▶ [Instructions to follow]:
State the number of lines in the material below that have "chart" in them, without any other text.

Start of Provided information

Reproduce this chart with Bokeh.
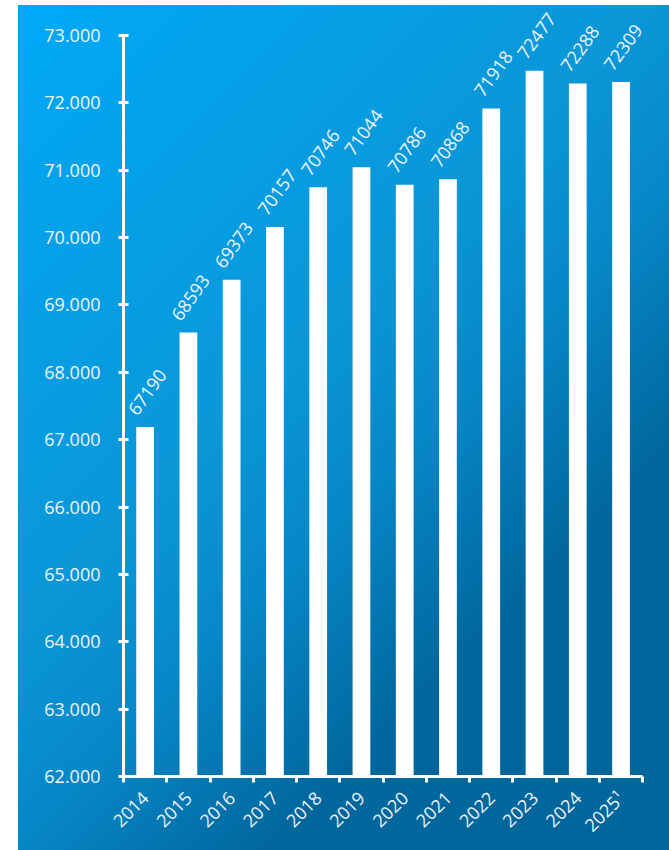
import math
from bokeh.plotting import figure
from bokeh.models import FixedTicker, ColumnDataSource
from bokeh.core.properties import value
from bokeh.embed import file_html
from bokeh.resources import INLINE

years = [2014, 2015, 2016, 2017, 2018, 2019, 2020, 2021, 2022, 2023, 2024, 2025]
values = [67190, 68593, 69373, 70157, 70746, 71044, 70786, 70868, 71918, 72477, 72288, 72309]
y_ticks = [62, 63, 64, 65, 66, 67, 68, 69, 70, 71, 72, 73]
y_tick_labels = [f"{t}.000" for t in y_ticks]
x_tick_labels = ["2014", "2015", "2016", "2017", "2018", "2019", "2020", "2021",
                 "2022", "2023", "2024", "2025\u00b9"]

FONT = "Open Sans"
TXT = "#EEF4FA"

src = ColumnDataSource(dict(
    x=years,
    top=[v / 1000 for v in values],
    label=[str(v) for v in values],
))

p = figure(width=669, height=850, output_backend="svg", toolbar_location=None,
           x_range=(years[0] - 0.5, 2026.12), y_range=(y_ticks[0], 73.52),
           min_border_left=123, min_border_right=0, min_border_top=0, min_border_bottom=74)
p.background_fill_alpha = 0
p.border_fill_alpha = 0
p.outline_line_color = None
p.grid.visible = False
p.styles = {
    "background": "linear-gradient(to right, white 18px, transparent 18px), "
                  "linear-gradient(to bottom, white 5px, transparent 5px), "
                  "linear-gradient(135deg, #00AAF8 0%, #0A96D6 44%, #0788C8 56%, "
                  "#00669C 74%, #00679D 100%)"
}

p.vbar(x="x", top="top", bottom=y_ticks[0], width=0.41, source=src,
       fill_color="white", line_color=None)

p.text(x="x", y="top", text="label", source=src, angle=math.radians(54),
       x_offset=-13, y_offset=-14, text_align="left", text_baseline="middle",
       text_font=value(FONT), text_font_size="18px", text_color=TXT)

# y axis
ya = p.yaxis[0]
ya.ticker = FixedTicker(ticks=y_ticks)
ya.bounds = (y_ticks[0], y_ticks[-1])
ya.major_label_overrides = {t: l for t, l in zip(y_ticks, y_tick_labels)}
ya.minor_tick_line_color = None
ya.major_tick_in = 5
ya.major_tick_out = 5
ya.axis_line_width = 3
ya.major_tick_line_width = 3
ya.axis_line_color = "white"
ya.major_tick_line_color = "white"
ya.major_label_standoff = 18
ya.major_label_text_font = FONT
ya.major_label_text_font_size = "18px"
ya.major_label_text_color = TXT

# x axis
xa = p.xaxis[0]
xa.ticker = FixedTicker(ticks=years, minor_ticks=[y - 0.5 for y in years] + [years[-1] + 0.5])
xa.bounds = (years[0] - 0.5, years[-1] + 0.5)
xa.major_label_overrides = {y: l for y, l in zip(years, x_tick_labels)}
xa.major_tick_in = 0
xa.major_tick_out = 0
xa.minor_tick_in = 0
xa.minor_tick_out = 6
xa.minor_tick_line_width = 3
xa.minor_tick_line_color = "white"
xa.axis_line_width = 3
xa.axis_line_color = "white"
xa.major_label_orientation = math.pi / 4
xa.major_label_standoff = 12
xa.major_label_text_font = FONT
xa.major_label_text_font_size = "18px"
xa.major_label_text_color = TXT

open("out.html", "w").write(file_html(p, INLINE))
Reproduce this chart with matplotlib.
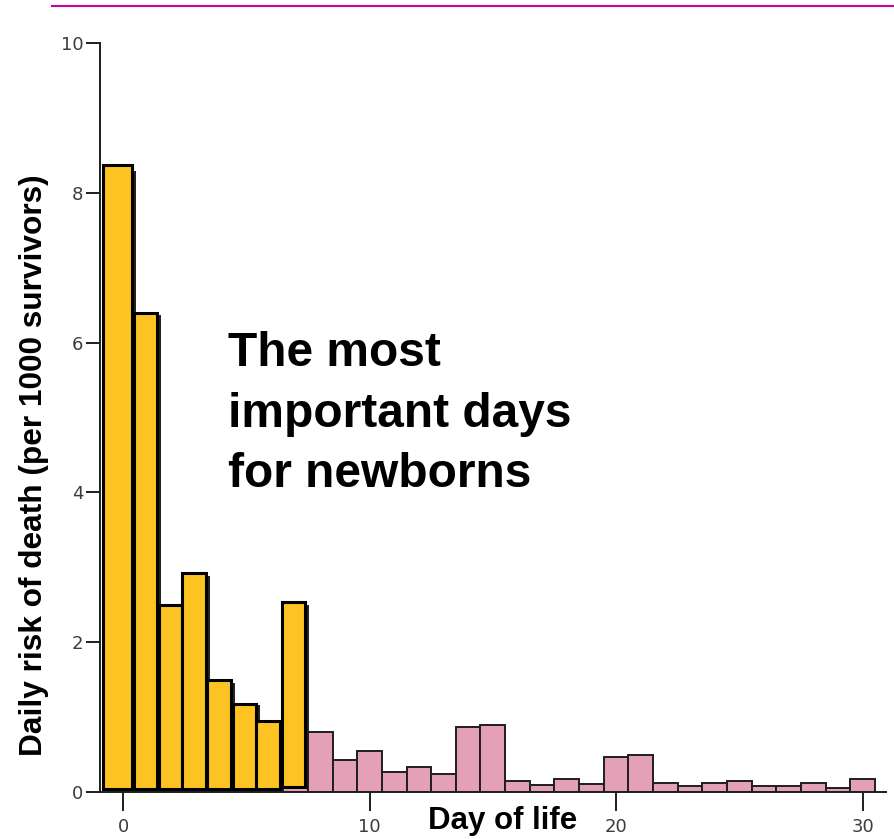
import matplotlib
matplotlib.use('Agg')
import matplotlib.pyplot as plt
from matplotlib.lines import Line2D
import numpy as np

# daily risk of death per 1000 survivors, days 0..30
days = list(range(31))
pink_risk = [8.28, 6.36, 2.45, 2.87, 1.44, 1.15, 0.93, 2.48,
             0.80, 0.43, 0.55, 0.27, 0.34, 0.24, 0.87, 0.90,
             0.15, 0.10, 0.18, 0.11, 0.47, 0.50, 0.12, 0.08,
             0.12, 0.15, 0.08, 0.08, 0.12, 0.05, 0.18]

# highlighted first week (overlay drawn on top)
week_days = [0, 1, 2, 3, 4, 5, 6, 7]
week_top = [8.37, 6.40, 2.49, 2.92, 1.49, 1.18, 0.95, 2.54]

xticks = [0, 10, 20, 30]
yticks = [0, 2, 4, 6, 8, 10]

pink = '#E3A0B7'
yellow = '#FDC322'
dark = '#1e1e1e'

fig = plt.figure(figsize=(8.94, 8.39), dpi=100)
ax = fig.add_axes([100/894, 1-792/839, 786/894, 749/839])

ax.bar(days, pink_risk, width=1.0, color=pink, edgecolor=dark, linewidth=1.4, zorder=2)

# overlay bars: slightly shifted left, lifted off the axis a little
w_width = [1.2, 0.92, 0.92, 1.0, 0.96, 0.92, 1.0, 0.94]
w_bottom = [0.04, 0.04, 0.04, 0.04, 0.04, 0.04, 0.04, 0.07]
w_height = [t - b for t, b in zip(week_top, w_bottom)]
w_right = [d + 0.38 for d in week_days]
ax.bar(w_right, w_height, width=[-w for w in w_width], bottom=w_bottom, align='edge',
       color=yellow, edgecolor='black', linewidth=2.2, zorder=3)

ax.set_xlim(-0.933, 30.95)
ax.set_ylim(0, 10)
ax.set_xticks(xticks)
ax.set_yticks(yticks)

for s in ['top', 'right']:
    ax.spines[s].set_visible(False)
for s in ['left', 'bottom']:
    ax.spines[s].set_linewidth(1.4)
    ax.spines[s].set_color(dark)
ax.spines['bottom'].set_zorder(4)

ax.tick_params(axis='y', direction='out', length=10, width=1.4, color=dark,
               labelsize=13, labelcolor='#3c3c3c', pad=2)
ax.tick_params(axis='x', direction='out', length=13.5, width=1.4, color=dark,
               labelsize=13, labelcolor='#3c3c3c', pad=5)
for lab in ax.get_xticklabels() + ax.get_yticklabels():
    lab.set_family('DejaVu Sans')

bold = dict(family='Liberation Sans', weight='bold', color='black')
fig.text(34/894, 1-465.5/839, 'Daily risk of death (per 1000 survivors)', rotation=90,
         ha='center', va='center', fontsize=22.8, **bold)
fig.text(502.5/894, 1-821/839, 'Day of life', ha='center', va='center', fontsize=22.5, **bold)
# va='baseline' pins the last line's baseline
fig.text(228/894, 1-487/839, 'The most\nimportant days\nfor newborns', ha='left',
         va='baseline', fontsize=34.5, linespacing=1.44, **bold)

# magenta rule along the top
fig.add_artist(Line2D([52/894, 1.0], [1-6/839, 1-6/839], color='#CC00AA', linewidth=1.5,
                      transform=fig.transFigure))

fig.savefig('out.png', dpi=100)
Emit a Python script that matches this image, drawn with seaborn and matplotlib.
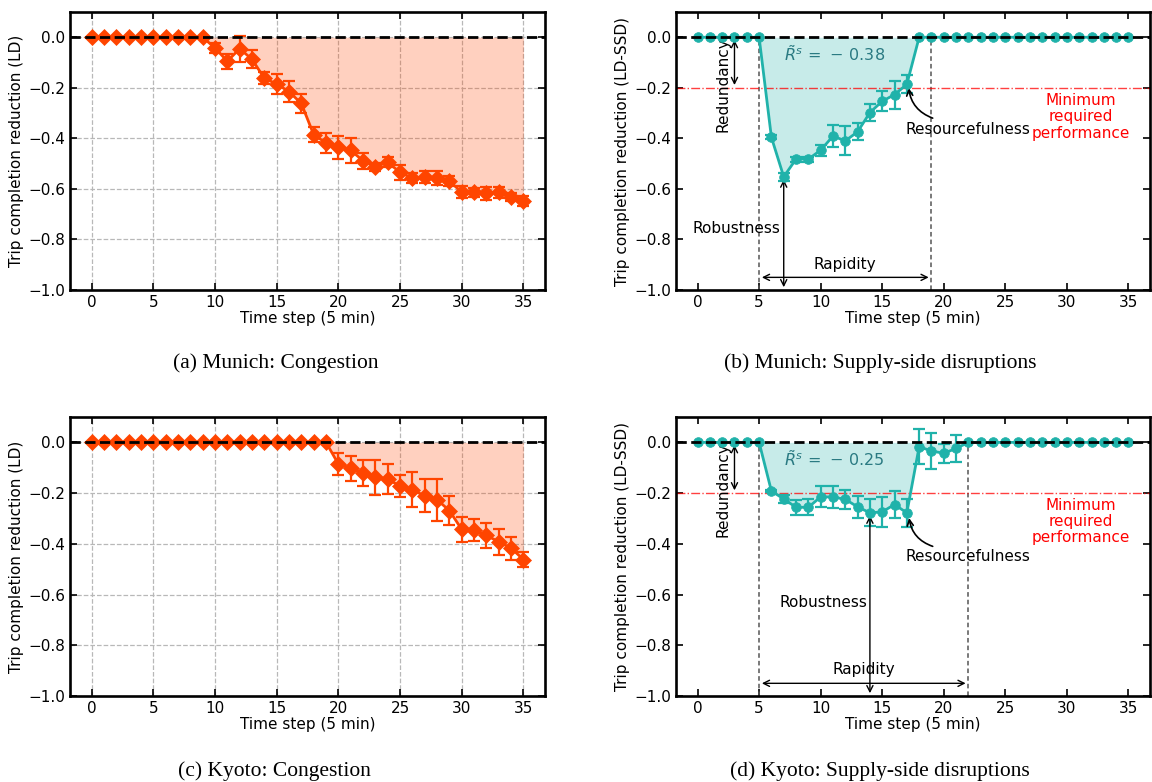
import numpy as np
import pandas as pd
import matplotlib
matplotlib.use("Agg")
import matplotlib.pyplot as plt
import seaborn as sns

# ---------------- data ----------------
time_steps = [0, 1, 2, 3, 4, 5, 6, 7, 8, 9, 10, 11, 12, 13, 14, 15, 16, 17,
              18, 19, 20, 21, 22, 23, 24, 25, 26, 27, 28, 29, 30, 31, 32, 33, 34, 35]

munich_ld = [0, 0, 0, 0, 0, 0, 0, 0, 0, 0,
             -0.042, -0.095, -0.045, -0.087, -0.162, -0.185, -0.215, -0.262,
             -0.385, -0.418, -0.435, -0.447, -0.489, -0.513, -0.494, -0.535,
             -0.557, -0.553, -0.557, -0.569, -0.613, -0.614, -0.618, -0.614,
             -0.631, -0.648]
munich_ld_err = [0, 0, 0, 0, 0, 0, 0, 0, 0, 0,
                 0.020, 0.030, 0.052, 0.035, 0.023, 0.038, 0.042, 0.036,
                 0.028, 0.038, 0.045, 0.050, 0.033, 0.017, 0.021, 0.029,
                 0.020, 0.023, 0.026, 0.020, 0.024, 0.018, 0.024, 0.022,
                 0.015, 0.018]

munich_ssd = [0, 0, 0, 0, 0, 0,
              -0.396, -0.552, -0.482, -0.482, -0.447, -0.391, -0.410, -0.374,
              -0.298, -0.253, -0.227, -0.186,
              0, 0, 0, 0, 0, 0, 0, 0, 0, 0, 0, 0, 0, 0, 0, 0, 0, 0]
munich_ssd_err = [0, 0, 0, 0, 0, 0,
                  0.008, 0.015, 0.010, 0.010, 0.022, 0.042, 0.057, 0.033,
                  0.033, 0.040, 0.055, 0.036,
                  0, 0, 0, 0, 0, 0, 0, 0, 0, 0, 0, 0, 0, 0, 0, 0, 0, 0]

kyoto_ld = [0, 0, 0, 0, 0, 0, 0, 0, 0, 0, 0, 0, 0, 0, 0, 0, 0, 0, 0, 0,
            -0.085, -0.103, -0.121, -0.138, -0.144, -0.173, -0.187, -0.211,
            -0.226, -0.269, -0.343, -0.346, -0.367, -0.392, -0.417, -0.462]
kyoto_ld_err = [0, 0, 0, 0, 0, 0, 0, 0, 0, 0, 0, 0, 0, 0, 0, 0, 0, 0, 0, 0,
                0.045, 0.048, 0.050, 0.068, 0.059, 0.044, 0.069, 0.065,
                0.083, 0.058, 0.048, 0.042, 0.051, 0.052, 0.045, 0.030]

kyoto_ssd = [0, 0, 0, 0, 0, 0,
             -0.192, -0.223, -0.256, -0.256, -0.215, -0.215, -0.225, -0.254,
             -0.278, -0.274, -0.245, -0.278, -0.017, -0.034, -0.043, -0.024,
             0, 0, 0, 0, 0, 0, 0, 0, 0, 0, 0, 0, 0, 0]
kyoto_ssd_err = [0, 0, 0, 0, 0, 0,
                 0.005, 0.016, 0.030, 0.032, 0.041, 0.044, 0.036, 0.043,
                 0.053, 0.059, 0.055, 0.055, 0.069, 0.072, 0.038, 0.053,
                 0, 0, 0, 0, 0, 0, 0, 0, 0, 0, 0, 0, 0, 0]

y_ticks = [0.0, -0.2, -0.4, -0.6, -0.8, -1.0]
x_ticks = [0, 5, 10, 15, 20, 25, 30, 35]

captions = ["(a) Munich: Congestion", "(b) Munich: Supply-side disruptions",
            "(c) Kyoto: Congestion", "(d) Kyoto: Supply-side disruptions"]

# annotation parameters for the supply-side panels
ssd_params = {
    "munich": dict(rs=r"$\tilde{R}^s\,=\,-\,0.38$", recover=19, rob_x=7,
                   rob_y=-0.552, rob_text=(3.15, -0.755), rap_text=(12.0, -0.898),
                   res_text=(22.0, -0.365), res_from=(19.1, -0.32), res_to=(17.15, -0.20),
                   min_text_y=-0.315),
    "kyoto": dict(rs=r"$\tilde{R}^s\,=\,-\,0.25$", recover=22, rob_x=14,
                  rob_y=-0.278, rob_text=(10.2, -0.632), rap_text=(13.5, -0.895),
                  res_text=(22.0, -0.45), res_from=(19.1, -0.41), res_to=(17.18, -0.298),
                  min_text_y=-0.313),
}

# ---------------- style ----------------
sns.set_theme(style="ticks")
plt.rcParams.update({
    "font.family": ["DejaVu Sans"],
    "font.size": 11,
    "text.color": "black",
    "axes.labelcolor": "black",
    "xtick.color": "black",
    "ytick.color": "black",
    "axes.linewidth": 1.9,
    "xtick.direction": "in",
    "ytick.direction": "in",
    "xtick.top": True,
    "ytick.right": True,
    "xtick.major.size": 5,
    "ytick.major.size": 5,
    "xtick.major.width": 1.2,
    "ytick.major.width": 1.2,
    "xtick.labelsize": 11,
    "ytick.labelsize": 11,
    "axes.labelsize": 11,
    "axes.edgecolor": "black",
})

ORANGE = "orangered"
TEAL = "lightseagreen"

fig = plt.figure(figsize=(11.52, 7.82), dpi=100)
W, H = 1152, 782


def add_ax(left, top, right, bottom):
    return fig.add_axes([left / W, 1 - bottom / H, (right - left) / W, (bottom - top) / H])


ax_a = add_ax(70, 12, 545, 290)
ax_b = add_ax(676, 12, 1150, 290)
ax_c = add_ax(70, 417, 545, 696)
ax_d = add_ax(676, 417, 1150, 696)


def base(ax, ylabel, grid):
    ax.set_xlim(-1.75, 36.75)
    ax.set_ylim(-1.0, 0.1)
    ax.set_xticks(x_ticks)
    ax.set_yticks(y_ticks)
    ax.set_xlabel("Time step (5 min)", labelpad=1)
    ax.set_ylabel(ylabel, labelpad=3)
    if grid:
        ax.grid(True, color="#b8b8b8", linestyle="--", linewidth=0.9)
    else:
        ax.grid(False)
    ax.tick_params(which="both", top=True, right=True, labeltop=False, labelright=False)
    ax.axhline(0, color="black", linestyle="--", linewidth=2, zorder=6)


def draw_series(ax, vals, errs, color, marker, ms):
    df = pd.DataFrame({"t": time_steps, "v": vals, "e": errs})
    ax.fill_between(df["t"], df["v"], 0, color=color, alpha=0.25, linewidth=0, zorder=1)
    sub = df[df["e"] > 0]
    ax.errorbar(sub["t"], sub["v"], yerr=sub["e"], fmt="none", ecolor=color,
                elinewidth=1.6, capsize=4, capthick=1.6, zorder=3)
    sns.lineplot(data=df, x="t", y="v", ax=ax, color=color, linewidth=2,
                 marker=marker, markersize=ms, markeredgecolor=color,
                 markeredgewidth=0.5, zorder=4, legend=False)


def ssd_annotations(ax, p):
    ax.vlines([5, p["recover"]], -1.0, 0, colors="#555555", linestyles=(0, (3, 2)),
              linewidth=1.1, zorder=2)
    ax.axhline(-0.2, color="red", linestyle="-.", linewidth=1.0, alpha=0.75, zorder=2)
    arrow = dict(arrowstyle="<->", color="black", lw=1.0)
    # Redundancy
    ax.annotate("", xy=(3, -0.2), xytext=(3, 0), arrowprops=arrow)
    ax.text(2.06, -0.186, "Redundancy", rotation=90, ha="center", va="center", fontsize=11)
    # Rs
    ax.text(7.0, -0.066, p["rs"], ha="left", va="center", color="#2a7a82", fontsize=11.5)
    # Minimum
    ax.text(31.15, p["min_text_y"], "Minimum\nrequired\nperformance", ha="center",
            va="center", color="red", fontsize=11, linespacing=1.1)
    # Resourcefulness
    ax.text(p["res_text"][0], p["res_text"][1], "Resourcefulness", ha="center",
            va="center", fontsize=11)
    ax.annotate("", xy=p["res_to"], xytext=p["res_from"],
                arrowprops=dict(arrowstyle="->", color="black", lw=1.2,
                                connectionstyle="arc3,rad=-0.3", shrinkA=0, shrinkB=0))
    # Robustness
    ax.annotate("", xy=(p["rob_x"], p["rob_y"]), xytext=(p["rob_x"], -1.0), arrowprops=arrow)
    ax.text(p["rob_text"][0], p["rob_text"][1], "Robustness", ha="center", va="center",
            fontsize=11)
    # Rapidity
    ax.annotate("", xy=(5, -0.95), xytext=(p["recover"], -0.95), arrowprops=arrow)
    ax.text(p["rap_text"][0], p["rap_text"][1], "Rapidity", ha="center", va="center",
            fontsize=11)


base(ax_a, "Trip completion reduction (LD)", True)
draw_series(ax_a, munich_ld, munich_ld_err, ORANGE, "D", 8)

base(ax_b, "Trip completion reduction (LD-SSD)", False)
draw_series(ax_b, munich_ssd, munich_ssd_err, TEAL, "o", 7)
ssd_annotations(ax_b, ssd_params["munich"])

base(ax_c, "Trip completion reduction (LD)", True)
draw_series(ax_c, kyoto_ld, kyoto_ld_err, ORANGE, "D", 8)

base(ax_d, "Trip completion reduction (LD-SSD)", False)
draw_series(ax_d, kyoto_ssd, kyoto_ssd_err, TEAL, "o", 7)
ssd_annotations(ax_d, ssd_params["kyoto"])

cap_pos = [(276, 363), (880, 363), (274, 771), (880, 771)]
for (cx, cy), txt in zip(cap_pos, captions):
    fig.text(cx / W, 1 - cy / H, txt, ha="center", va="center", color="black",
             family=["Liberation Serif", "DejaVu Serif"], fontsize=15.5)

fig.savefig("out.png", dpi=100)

End of Provided information

▶ [Expected output]:
2